Gaining garlic independence


Sometime in the mid-1990s, after a lifetime of servitude to the shriveled heads of garlic I would bring home from the supermarket, I finally declared myself independent. As a cook and a garlic lover, I would no longer stand for garlic heads containing 47 cloves each — cloves I had to painstakingly peel one by one to get the itty-bitty chunks of garlic inside.

Since then, I’ve been fortunate to interact exclusively with big, easy-to-peel cloves. It’s the best garlic money can buy, and I get it for free because I grow it. It takes about nine months, from September to the following summer, for a clove to grow into a head. If you’re going to invest that much time and effort, you should be planting the good stuff.

The central distinction in garlic botany is between the hardneck and softneck varieties. The cheap stuff from the supermarket is of the softneck persuasion, while the good stuff is all hardneck. The name hardneck refers to the flower-like organ, called a scape, that sprouts from the middle of the garlic plant around the summer solstice. The scapes must be pulled to redirect all of the plant’s energy into the below-ground bulb, so it grows as large as possible. This chore is also the first garlic harvest of the season.
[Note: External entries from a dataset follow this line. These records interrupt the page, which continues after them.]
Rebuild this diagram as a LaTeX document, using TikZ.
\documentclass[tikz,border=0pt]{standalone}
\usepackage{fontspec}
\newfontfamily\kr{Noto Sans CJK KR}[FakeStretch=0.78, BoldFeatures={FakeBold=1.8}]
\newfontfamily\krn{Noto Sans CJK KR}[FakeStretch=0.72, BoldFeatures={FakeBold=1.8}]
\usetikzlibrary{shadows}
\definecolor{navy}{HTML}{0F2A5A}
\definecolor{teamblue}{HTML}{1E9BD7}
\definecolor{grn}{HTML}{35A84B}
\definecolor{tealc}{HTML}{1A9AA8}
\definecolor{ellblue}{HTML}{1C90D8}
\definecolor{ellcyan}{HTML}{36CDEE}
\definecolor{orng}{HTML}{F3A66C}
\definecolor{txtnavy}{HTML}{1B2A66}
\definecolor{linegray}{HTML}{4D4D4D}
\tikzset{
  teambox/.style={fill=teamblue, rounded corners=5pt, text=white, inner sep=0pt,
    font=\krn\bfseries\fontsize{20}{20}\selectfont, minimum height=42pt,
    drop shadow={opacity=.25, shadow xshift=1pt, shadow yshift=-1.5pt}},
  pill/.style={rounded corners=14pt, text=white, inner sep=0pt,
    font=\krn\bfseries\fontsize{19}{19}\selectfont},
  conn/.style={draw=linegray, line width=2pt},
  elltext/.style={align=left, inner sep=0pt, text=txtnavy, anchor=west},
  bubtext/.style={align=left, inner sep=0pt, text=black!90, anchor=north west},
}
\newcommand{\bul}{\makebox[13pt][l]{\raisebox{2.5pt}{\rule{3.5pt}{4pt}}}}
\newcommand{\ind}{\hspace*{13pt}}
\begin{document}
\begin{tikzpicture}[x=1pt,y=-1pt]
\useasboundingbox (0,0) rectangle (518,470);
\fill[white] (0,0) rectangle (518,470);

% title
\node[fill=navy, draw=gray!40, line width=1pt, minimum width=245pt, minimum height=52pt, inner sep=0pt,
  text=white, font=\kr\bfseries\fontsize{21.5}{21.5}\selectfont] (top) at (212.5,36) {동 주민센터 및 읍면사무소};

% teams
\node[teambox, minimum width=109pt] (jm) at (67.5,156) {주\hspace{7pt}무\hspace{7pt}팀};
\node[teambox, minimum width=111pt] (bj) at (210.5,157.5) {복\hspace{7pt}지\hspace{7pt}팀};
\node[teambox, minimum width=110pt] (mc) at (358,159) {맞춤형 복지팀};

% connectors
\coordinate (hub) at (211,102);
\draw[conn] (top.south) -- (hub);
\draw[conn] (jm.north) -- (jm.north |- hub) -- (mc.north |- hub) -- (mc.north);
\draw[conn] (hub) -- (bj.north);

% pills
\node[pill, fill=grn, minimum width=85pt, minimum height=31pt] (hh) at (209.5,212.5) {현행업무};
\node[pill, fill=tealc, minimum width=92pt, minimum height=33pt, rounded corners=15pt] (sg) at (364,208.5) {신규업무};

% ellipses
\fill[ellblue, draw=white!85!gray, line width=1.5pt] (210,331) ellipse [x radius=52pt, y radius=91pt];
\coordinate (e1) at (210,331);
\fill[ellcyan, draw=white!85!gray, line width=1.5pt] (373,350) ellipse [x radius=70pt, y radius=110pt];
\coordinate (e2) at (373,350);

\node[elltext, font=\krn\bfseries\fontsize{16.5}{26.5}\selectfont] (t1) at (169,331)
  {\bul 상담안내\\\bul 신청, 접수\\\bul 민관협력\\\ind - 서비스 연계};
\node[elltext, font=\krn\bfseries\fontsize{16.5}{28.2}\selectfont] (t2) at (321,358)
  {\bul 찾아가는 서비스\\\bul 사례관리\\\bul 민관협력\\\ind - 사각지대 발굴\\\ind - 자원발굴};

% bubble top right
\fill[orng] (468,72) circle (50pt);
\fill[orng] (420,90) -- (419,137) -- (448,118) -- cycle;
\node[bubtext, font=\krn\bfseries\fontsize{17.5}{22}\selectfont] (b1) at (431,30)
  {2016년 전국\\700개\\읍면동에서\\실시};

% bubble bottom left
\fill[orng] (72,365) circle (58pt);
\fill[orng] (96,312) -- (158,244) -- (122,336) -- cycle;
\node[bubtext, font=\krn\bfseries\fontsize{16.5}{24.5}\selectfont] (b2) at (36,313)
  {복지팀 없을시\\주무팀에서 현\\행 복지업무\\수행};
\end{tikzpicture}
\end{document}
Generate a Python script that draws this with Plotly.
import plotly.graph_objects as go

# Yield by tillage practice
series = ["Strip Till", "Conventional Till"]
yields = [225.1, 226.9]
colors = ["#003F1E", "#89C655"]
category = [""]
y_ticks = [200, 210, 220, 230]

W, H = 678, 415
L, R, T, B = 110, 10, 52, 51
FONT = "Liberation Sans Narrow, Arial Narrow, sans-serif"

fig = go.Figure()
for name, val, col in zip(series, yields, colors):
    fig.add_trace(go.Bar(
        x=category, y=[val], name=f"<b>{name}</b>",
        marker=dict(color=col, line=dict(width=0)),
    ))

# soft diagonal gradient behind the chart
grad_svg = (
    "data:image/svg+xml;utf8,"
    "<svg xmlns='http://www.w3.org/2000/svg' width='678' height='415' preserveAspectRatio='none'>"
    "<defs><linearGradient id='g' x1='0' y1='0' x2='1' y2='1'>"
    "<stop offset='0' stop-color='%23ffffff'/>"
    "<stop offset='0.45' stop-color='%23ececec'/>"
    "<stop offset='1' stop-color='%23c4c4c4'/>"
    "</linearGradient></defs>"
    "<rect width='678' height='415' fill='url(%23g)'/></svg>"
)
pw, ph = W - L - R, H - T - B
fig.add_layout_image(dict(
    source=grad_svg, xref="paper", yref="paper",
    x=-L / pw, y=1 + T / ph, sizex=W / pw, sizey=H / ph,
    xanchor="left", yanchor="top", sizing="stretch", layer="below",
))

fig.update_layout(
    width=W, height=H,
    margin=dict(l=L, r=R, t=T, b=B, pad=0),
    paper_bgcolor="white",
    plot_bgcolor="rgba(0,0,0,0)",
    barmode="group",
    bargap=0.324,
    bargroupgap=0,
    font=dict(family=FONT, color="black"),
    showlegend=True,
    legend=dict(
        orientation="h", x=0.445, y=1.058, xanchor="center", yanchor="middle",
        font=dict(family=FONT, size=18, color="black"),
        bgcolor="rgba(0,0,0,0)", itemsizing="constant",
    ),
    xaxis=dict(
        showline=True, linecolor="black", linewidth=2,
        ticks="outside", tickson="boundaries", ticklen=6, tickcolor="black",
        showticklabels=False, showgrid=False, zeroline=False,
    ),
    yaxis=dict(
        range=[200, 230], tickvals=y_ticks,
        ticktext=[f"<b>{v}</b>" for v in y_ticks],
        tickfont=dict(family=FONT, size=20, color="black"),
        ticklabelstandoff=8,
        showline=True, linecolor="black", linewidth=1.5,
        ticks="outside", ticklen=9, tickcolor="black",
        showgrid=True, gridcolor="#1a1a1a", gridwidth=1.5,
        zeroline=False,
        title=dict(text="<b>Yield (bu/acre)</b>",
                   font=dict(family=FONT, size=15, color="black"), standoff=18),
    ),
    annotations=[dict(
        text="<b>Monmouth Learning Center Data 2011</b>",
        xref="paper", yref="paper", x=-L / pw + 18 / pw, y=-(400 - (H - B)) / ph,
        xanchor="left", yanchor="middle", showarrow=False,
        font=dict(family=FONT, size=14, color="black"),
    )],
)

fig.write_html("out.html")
If you want to be independent like me and plant your own garlic, the best place to find hardneck is your local farmers market. You can also order it online, although most farms tend to sell out of the good stuff before the mid-July harvest.

Wherever you get your seed garlic, it will cost you. Just remember that your initial investment will be offset by the fact that you’ll never have to buy garlic again.

As you round up your seed garlic and figure out where to plant it, you should also take steps to prepare the ground as necessary. If it’s a fully prepped garden bed that’s ready to go, you can skip this step. But if the location of your new garlic patch is overgrown with weeds or is currently a piece of lawn, you can kill all the plants by laying down a piece of plastic, preferably black. After eight weeks, the weeds or grass will be gone, and the dirt beneath the plastic will turn over like butter.

Since I can’t stand to see an empty piece of dirt in my garden, I like to fill it with short-season crops like radish, cilantro, spinach and other plants that will be done by late September or will peacefully coexist with the garlic I plant around them.

Recently, I’ve been harvesting the scapes from last year’s planting. I yank each one gently as soon as it’s long enough to grab. If you do it right, the scape breaks deep inside the plant and emerges with a pop, yielding an extra tender and juicy garlic heart.

The other day, I chopped up some scapes and put them in a pan with some radishes I pulled from next year’s garlic patch. I fried the scapes and radishes — including the chopped radish leaves — and when they were cooked, I poured in some beaten eggs. I put a lid on the pan and let the eggs cook slowly until they were done to my liking. I seasoned with salt and hot sauce and basked in the feisty taste of freedom.

Scape pasta with parsley

The parsley can be swapped for basil, oregano or other herbs. For a non-veg option, sprinkle fried ground beef on top as a garnish. This dish can be a bit spicy because the scapes are only slightly cooked by the hot noodles. If you want it mellower, fry the scapes.

  • 1 pound pasta of your choosing
  • About one scape per eater,
  • depending on how much garlic they like
  • One bunch parsley or other herbs
  • 1/2 cup olive oil
  • 1/2 cup grated pasta cheese
  • Optional: ground meat and
  • tomato sauce

While the pasta cooks, chop the scapes and herbs finely. Brown the meat if using. Heat the marinara if you want some. Fry the scapes if you can’t take the heat.

When the pasta is done, drain and toss with the oil, herbs, scapes and cheese. Garnish with red sauce and meat.